According to Summers, Browner, and Klain, the backers of the Shepherds Flat project are “double-dipping” into the government troughs, receiving $500 million in federal grants, $238 million in state aid, and $200 million in federal and state tax benefits, on top of the $300 million loan guarantee.
Furthermore, they write, “The government would provide a significant subsidy (65+%), while the sponsor would provide little skin in the game (equity about 10%).”
They also point out this project would have occurred anyway:
This project would likely move without the loan guarantee. The economics are favorable for wind investment given tax credits and state renewable energy standards. GE signaled through Hill staff that it considered going to the private market for financing out of frustration with the review process. The return on equity is high (30%) because of tax credits, grants, and selling power at above-market rates, which suggests that the alternative of private financing would not make the project financially non-viable.
Finally, the memo points out that the project is not even environmentally beneficial because it would not have a significant impact in reducing carbon emissions.
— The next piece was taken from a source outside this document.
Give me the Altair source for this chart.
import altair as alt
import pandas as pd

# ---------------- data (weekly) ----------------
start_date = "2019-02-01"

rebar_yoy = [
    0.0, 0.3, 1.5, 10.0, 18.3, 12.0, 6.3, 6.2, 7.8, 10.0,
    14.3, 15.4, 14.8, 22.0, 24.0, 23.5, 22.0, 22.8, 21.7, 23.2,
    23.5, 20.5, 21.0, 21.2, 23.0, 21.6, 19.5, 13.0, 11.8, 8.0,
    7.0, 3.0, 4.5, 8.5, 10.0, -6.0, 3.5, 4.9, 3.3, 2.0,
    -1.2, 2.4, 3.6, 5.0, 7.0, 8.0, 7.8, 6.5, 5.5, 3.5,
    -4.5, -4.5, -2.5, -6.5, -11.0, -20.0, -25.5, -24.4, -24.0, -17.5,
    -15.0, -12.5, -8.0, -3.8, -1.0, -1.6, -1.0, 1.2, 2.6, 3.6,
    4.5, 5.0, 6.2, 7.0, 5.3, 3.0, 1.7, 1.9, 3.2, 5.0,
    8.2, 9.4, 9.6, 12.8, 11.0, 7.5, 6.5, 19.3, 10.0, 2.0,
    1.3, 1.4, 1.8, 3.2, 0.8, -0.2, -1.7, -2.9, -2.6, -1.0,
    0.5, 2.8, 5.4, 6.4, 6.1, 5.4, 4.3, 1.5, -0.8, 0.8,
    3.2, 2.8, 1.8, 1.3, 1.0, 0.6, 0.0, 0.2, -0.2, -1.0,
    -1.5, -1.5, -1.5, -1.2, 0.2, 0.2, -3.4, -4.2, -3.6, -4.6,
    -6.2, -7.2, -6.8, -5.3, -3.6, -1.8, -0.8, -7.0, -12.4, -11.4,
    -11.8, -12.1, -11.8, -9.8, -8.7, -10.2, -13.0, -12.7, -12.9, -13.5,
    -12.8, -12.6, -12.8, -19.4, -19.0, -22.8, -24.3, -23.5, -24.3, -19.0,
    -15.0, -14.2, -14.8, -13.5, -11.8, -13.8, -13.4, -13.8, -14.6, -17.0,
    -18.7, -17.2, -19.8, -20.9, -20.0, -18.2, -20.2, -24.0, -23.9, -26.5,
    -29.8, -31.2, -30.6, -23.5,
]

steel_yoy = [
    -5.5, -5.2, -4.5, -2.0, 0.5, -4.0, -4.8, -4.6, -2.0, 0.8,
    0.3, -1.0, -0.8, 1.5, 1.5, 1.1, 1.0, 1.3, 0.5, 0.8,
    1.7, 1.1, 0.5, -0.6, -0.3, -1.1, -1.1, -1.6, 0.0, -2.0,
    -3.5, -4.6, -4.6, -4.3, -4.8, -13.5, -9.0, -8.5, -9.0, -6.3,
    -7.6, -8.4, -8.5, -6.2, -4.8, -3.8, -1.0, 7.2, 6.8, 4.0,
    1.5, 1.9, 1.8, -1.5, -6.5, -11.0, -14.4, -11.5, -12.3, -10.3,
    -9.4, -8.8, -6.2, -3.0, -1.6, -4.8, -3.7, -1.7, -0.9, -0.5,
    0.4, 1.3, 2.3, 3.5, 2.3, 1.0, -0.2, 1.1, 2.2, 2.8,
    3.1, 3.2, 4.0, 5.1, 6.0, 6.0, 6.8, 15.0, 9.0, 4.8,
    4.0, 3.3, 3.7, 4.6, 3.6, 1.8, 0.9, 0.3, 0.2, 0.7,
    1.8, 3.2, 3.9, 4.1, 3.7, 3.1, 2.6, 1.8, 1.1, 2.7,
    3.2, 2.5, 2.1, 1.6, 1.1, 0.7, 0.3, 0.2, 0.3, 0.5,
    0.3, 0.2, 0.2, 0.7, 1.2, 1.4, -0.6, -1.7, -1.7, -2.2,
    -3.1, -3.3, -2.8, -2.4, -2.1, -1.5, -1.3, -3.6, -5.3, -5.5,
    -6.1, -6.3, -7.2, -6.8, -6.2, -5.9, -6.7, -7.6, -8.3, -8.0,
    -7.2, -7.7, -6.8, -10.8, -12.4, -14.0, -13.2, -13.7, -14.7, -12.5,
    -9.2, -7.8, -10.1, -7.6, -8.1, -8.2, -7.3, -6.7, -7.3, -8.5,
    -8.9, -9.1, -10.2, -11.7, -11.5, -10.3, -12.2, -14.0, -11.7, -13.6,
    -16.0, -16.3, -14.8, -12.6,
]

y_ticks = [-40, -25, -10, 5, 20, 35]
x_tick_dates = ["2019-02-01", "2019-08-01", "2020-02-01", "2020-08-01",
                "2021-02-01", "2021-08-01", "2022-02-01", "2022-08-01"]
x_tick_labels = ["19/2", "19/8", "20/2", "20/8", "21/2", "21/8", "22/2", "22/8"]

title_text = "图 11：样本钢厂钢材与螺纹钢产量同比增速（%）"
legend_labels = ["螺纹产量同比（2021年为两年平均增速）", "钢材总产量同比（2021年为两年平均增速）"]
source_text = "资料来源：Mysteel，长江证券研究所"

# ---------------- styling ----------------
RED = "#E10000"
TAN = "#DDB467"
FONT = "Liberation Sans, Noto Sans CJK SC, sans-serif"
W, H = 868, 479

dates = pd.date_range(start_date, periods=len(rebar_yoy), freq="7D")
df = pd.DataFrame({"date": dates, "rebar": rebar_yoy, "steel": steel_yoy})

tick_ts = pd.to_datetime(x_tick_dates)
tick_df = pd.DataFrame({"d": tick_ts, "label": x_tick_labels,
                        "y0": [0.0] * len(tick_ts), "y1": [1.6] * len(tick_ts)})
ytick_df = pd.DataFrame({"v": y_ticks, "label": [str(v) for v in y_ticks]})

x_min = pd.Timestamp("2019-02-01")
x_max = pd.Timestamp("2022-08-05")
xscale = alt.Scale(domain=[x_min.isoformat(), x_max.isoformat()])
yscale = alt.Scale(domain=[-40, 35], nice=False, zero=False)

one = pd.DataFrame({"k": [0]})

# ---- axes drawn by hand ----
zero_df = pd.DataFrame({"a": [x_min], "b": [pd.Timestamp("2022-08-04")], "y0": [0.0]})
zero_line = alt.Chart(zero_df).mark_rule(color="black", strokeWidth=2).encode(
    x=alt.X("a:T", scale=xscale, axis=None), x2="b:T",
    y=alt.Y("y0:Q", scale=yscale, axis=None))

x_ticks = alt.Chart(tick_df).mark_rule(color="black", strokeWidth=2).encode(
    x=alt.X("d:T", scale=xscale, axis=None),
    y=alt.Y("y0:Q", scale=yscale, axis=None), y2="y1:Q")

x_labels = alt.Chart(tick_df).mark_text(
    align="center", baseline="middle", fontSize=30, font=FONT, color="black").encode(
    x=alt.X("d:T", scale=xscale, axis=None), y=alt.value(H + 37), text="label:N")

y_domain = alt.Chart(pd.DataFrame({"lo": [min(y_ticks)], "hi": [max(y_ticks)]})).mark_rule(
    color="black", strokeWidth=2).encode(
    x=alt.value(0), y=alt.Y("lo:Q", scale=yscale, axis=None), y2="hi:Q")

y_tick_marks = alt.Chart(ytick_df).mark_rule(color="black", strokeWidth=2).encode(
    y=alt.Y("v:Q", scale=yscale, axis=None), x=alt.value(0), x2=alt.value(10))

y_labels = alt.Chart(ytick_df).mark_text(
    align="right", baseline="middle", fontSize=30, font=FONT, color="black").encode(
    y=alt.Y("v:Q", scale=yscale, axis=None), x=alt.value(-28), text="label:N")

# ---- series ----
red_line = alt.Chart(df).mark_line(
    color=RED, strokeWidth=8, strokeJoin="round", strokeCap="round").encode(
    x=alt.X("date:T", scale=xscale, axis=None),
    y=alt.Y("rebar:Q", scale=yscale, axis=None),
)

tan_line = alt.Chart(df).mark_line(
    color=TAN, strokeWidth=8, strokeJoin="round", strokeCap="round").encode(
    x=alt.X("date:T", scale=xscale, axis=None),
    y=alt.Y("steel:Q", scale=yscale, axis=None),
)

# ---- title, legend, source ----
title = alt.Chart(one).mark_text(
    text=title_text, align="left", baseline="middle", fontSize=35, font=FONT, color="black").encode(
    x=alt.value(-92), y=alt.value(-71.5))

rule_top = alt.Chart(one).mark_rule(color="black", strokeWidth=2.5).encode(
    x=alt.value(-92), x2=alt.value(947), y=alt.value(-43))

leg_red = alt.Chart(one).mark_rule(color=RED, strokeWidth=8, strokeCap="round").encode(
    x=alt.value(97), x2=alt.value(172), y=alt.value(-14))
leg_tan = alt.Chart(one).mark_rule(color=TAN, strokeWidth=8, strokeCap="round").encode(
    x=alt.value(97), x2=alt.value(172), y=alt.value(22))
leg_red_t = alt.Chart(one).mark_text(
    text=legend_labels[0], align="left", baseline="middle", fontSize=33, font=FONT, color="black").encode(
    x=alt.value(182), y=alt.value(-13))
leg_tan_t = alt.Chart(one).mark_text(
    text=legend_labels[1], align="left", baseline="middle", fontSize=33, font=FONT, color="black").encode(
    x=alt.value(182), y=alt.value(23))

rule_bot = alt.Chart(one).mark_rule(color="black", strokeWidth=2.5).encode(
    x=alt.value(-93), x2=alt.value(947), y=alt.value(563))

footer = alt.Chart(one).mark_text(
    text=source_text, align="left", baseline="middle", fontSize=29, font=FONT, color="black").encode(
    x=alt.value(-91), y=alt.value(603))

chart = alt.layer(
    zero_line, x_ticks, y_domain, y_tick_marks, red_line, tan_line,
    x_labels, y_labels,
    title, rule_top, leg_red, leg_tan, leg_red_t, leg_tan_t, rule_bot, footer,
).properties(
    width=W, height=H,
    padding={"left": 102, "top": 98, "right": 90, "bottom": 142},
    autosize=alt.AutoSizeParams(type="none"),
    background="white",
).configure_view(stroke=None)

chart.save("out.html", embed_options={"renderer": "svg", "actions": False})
Interestingly, as Stephen Power of the Wall Street Journal reminds us, DOE Secretary Steve Chu praised the project just a month ago as an example of the stimulus plan’s success in “creating the clean energy jobs of the future”:
Thanks to the Recovery Act, we are creating the clean energy jobs of the future while positioning the U.S. as a world leader in the production of renewable energy. This project is part of the Administration’s commitment to doubling our renewable energy generation by 2012 while putting Americans to work in communities across the country.
The President’s response to all this criticism of his pet “green jobs” project? Through Deputy White House Press Secretary Bill Burton: “The Administration is committed to the 1705 loan program and the role it plays in helping us bring about a clean energy economy and creating jobs in this burgeoning industry.”
In other words, business as usual. Perhaps, as The Daily Caller’s Jonathan Strong suggests, this is a perfect case study in how President Obama is likely to make policy decisions for the remainder of his term. Torpedoes be damned. Warnings from top economic advisor, top energy advisor, and VP’s top staffer be damned.
It’s also quite possible President Obama got the willies when considering the political fallout from the Democratic leadership’s wrath, also spelled out for him in the same memo:
Failing to make progress on renewables loan guarantees could upset the Hill (Sen. Bingaman, Speaker Pelosi), as well as renewables stakeholders, and draw criticism of the White House, which has been singled out as a roadblock on past loan guarantees.
Beware the lame-duck session which starts when Congress returns next week. The best policy for taxpayers would be to fully de-fund this and other costly renewables programs that fail on their promise to deliver jobs. However, with Democrats still in control till the end of the year, there could be an effort to transfer the funds to the renewables cash grant program or investment tax credit program, which would cost taxpayers billions and do precious little in creating much needed jobs.